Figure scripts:
>>>>>

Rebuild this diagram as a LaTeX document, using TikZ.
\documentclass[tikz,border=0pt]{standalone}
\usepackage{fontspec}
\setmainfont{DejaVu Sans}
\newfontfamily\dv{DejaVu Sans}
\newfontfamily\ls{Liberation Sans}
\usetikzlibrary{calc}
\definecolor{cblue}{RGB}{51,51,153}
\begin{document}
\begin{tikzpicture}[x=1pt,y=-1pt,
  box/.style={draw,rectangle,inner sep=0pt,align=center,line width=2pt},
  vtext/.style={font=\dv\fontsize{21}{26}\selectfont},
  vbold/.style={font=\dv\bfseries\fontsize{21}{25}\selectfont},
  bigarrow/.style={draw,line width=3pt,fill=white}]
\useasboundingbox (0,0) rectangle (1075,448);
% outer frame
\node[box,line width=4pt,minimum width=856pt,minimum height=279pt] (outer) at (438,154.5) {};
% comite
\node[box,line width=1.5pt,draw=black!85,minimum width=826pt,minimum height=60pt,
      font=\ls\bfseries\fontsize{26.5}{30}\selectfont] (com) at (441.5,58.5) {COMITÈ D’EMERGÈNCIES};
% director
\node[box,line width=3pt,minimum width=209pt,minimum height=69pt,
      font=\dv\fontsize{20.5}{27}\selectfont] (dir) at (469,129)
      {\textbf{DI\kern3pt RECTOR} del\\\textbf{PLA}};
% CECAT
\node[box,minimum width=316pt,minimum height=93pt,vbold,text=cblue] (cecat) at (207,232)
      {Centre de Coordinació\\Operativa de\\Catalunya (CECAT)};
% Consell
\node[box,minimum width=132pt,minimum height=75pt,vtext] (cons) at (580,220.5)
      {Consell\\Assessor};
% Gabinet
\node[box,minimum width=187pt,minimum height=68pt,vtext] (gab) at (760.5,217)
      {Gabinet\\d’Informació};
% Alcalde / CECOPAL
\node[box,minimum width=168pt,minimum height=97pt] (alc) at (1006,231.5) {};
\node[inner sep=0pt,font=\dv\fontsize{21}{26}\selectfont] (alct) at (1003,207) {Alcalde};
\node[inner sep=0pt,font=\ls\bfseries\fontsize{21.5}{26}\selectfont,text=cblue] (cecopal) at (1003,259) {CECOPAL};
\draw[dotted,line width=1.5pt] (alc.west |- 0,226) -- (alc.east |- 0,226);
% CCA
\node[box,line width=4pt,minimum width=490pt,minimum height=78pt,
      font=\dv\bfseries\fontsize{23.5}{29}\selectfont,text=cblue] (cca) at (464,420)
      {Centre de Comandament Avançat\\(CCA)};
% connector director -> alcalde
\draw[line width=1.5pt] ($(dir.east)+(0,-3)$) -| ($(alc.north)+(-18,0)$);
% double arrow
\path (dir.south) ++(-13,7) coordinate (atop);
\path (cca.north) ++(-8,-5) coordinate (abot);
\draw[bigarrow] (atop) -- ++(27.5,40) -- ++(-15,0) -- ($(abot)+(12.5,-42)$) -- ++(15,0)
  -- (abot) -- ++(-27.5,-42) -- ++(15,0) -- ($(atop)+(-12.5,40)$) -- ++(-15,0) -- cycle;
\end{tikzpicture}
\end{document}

<<<<<
>>>>>

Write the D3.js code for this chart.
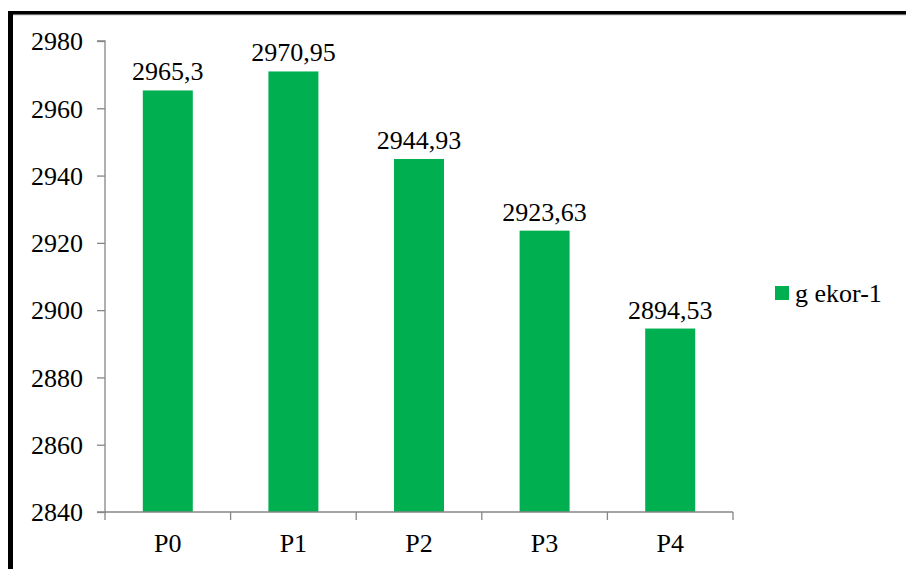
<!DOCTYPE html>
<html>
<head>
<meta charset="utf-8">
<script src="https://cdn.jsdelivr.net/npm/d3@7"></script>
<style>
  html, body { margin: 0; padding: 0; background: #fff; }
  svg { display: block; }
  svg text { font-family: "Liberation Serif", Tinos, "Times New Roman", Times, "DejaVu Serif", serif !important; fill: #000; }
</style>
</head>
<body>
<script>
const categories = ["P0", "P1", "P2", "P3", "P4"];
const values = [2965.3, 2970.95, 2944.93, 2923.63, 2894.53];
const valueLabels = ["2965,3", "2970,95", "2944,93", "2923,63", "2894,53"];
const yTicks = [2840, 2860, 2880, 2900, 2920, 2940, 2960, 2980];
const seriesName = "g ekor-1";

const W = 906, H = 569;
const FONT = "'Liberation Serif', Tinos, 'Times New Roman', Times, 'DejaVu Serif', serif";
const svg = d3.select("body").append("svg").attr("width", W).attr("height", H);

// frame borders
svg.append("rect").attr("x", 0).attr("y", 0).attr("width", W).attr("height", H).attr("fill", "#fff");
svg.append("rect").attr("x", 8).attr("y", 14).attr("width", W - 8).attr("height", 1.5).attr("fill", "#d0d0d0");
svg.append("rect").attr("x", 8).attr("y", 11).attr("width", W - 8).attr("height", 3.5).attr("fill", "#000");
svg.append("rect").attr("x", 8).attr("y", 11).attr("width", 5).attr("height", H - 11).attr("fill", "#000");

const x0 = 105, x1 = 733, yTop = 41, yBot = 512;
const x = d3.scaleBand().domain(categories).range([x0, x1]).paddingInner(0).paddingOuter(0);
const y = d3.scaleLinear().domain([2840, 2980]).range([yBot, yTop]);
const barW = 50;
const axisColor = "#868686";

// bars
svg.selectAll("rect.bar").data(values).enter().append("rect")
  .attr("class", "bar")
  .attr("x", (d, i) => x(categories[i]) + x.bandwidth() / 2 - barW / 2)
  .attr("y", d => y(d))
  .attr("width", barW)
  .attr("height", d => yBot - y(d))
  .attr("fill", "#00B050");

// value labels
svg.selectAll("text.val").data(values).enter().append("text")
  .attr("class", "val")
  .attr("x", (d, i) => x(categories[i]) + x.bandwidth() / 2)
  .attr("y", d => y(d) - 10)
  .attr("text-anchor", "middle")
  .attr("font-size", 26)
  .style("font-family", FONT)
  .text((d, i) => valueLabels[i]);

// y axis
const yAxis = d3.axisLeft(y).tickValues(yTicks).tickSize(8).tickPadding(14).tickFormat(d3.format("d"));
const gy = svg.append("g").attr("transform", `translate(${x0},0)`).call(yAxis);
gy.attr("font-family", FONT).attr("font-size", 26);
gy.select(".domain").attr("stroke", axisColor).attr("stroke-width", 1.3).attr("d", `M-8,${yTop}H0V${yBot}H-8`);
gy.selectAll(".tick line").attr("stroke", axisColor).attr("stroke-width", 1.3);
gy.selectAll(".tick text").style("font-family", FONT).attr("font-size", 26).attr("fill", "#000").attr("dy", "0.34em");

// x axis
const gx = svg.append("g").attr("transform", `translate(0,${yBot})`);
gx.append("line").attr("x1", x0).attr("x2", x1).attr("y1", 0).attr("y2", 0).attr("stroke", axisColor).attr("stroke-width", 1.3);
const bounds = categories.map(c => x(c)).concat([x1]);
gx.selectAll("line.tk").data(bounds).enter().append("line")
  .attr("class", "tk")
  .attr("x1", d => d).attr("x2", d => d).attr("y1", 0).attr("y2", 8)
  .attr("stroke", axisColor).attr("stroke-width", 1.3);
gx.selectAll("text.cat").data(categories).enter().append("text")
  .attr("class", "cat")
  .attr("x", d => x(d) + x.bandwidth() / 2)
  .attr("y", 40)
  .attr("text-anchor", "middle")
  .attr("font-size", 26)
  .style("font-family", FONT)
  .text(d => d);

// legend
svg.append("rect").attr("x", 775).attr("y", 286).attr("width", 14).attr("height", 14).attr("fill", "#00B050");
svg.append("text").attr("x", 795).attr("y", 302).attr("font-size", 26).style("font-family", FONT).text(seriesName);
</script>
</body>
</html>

<<<<<
>>>>>

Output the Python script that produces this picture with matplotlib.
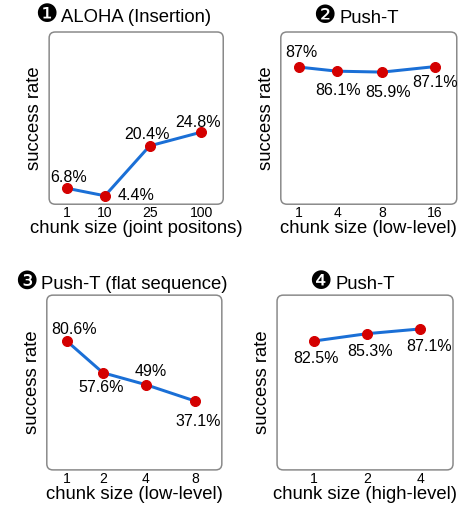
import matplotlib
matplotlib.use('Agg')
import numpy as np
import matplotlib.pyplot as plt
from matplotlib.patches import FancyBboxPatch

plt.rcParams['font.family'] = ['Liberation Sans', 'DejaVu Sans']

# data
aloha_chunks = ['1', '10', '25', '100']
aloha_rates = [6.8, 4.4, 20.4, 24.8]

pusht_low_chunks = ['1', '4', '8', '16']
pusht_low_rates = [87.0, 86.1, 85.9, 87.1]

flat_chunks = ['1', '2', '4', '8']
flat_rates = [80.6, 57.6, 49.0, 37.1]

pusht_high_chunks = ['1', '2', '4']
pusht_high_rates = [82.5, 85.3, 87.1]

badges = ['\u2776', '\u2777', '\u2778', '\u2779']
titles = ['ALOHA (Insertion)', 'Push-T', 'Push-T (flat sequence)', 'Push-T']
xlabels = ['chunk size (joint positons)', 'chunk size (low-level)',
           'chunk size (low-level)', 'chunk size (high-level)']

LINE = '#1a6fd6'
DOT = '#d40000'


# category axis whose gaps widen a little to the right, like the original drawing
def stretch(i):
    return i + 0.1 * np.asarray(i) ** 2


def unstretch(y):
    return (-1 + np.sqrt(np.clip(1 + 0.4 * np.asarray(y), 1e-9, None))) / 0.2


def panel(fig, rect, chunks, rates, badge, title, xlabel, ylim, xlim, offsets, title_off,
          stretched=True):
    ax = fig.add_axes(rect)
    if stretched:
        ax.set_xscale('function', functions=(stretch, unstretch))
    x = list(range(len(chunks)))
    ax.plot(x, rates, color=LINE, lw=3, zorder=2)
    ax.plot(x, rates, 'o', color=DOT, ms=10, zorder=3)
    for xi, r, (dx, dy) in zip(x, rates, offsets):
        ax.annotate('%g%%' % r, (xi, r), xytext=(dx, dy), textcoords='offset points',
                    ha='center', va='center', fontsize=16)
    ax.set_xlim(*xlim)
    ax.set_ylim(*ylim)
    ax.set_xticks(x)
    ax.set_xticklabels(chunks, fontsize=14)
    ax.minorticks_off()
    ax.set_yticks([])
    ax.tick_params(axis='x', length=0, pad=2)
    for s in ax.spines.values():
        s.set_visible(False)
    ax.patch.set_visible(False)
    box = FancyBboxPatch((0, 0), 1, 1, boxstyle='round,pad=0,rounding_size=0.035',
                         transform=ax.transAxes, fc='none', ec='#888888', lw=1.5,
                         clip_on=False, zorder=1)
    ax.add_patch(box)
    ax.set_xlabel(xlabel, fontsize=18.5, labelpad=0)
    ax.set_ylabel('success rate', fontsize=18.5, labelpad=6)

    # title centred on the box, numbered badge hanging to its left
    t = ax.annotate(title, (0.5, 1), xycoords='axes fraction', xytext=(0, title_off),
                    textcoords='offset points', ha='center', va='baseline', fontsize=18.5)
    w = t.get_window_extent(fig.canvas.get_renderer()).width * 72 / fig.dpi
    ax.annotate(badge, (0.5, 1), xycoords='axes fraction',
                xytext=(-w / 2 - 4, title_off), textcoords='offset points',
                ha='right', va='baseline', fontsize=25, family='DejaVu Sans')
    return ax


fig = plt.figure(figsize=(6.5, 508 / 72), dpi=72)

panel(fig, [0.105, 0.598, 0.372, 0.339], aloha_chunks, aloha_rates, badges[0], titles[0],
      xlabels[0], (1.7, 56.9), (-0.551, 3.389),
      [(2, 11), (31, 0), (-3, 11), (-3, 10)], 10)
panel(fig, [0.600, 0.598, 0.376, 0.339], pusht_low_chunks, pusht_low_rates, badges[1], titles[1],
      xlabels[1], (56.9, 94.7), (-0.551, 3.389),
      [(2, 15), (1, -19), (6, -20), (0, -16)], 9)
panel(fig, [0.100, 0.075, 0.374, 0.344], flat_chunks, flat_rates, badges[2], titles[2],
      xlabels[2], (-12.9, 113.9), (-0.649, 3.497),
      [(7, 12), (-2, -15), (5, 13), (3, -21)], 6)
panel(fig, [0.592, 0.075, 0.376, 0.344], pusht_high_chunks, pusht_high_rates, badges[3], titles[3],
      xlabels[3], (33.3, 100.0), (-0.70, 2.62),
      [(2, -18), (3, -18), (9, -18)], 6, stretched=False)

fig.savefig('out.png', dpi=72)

<<<<<

In the listing above, find the line containing "Output the Python" and the line containing "aloha_rates = [6.8, 4.4, 20.4, 24.8]", then return both of them and every line between, exactly, without pictures.

Task solution:
Output the Python script that produces this picture with matplotlib.
import matplotlib
matplotlib.use('Agg')
import numpy as np
import matplotlib.pyplot as plt
from matplotlib.patches import FancyBboxPatch

plt.rcParams['font.family'] = ['Liberation Sans', 'DejaVu Sans']

# data
aloha_chunks = ['1', '10', '25', '100']
aloha_rates = [6.8, 4.4, 20.4, 24.8]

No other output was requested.